Our script experienced failures when there are so many containers, because docker stats sends -- instead of data. We tackled it by ignoring that entry for that moment. If this gets resolved and docker stats can provide a stream with less overhead, this might be a good upgrade many devs are looking for.
Consider keeping the legacy docker stats if curses are being introduced in #2034.
And the interval in stats is quite appreciated because opening a process every time is also an overhead.
@sibidharan you should use curl to the docker endpoint to get the data you need. https://docs.docker.com/engine/api/v1.41/#operation/ContainerStats at least that's what I'd likely be doing once I decide to write a local monitor that would track the last few data into a local in-memory database that destroys stuff after a minute since I don't need year old performance metrics.
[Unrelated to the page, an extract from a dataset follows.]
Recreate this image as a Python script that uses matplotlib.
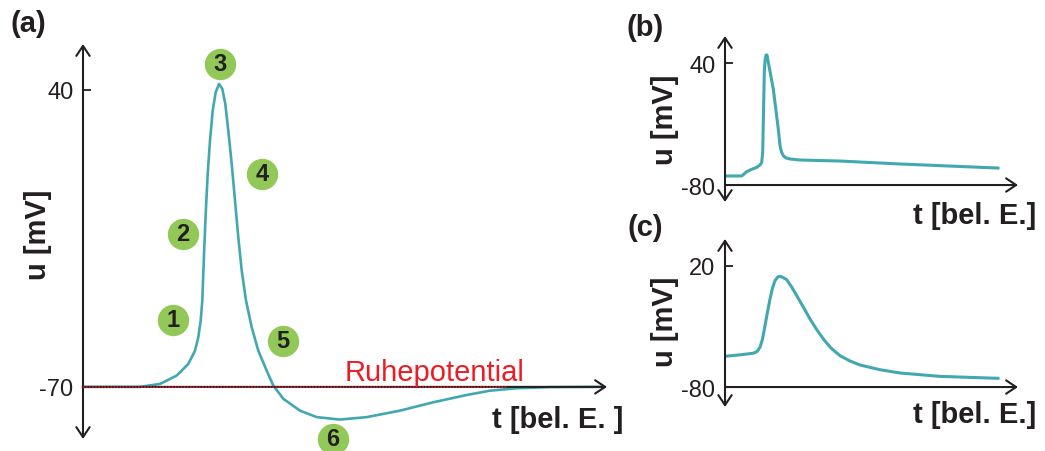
import matplotlib.pyplot as plt

plt.rcParams['font.family'] = ['Liberation Sans', 'DejaVu Sans']

# =============================================================================
# DATEN
# =============================================================================

# (a) Aktionspotential, Zeit in bel. Einheiten, u in mV
t_a = [0.0, 5.7, 7.7, 9.37, 10.53, 11.2, 11.53, 11.77, 11.93, 12.03, 12.13,
       12.27, 12.47, 12.7, 12.97, 13.27, 13.6, 13.93, 14.23, 14.53, 14.87, 15.2,
       15.53, 15.87, 16.3, 16.87, 17.53, 18.37, 19.03, 20.03, 21.7, 23.37, 25.7,
       28.37, 31.7, 35.03, 38.37, 40.7, 43.37, 46.7, 51.7]
u_a = [-70.0, -70.0, -68.9, -65.8, -61.5, -56.6, -51.6, -45.4, -38.0, -28.1,
       -18.3, -5.9, 8.9, 21.2, 32.3, 39.1, 42.2, 40.4, 34.8, 24.9, 12.6, -1.0,
       -14.6, -26.9, -38.0, -47.9, -56.6, -64.0, -69.5, -74.4, -78.8, -81.2,
       -82.1, -81.2, -78.8, -75.7, -73.0, -71.4, -70.5, -70.1, -70.0]
ruhe_a = -70
ticks_a = [-70, 40]

# Phasen-Markierungen 1..6
phase_nr = ["1", "2", "3", "4", "5", "6"]
phase_t = [9.0, 10.0, 13.7, 17.9, 20.0, 25.0]
phase_u = [-45.2, -13.3, 49.6, 8.9, -52.9, -89.3]

# (b)
t_b = [0.0, 1.67, 1.9, 2.17, 2.6, 3.17, 3.5, 3.67, 3.77, 3.83, 3.93, 4.0, 4.1,
       4.2, 4.33, 4.83, 5.33, 5.5, 5.65, 5.83, 6.1, 6.5, 7.5, 11.5, 17.5, 27.3]
u_b = [-71.1, -71.1, -69.2, -66.9, -64.8, -62.6, -60.3, -57.7, -47.8, -18.3,
       30.8, 42.0, 47.9, 47.9, 40.7, 14.4, -24.9, -41.3, -47.5, -51.2, -53.4,
       -54.4, -55.4, -56.4, -59.3, -63.3]
ticks_b = [-80, 40]

# (c)
t_c = [0.0, 1.5, 2.83, 3.2, 3.5, 3.75, 4.0, 4.25, 4.5, 4.75, 5.0, 5.25, 5.5,
       5.8, 6.17, 6.67, 7.17, 7.8, 8.5, 9.17, 9.83, 10.6, 11.5, 12.5, 13.5,
       15.5, 17.5, 21.5, 27.3]
u_c = [-54.6, -53.4, -52.1, -50.7, -47.2, -40.3, -29.3, -18.0, -7.3, 1.8, 7.9,
       10.7, 11.5, 10.5, 8.7, 2.6, -4.5, -13.5, -23.8, -32.5, -40.3, -47.8,
       -54.1, -58.5, -61.8, -65.7, -68.4, -71.2, -72.8]
ticks_c = [-80, 20]

TEAL = "#42a8b0"
GREEN = "#92c857"
DUNKEL = "#231f20"
FS = 17

# =============================================================================
# FIGUR
# =============================================================================

W, H = 1045, 452
fig = plt.figure(figsize=(W / 100, H / 100), dpi=100)


def px_axes(left, top, right, bottom):
    return fig.add_axes([left / W, 1 - bottom / H, (right - left) / W, (bottom - top) / H])


def pfx(x, y):
    return x / W, 1 - y / H


def achsen(ax, y0, ticks):
    for s in ax.spines.values():
        s.set_visible(False)
    ax.set_xticks([])
    ax.set_yticks(ticks)
    ax.set_yticklabels([str(v) for v in ticks], fontsize=FS)
    ax.tick_params(axis="y", direction="in", length=6, width=1.3, pad=7,
                   colors=DUNKEL, labelcolor=DUNKEL)
    pfeil = dict(arrowstyle="->,head_length=0.45,head_width=0.3", lw=1.5,
                 color=DUNKEL, mutation_scale=16, shrinkA=0, shrinkB=0)
    pfeil2 = dict(pfeil, arrowstyle="<->,head_length=0.45,head_width=0.3")
    ax.annotate("", xy=(0, 1), xytext=(0, 0), xycoords="axes fraction",
                arrowprops=pfeil2, annotation_clip=False)
    ax.annotate("", xy=(ax.get_xlim()[1], y0), xytext=(0, y0), xycoords="data",
                arrowprops=pfeil, annotation_clip=False)


def beschriftung(x_u, y_u, x_t, y_t, x_p, y_p, t_text, panel):
    fig.text(*pfx(x_u, y_u), "u [mV]", rotation=90, ha="center", va="center",
             fontsize=21, fontweight="bold", color=DUNKEL)
    fig.text(*pfx(x_t, y_t), t_text, ha="center", va="center",
             fontsize=21, fontweight="bold", color=DUNKEL)
    fig.text(*pfx(x_p, y_p), panel, ha="center", va="center", fontsize=21,
             fontweight="bold", color=DUNKEL)


# ---- (a) ----
ax = px_axes(83, 45, 607, 440)
ax.set_xlim(0, 52.4)
ax.set_ylim(-89.3, 57.0)
achsen(ax, ruhe_a, ticks_a)
ax.plot(t_a, u_a, color=TEAL, lw=1.9, solid_joinstyle="round", clip_on=False)
ax.plot([0, 42.4], [ruhe_a, ruhe_a], color="#ed1c24", lw=1.1, ls=(0, (1, 1)), zorder=4)
ax.text(26.2, -67.5, "Ruhepotential", color="#ed1c24", fontsize=21, va="baseline")
ax.scatter(phase_t, phase_u, s=510, color=GREEN, zorder=5, clip_on=False, linewidths=0)
for n, tt, uu in zip(phase_nr, phase_t, phase_u):
    ax.text(tt, uu, n, ha="center", va="center", fontsize=17, fontweight="bold",
            color=DUNKEL, zorder=6)
beschriftung(38, 235, 558, 420, 28, 24, "t [bel. E. ]", "(a)")

# ---- (b) ----
ax = px_axes(725, 37, 1018, 203)
ax.set_xlim(0, 29.3)
ax.set_ylim(-96.7, 66.6)
achsen(ax, -80, ticks_b)
ax.plot(t_b, u_b, color=TEAL, lw=2.2, solid_joinstyle="round")
beschriftung(665, 120, 975, 216, 645, 28, "t [bel. E.]", "(b)")

# ---- (c) ----
ax = px_axes(725, 240, 1018, 408)
ax.set_xlim(0, 29.3)
ax.set_ylim(-96.5, 42.3)
achsen(ax, -80, ticks_c)
ax.plot(t_c, u_c, color=TEAL, lw=2.2, solid_joinstyle="round")
beschriftung(665, 322, 975, 415, 645, 228, "t [bel. E.]", "(c)")

plt.savefig("out.png", dpi=100)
@sibidharan you should use curl to the docker endpoint to get the data you need. https://docs.docker.com/engine/api/v1.41/#operation/ContainerStats at least that's what I'd likely be doing once I decide to write a local monitor that would track the last few data into a local in-memory database that destroys stuff after a minute since I don't need year old performance metrics.
With this, I can only get stats for one container, right? Is there a way to get the stats of all containers at once? If not using API to make many queries will be a big overhead.
Sorry for a late response.
The overhead will be the same regardless because the CLI just uses the API in the end.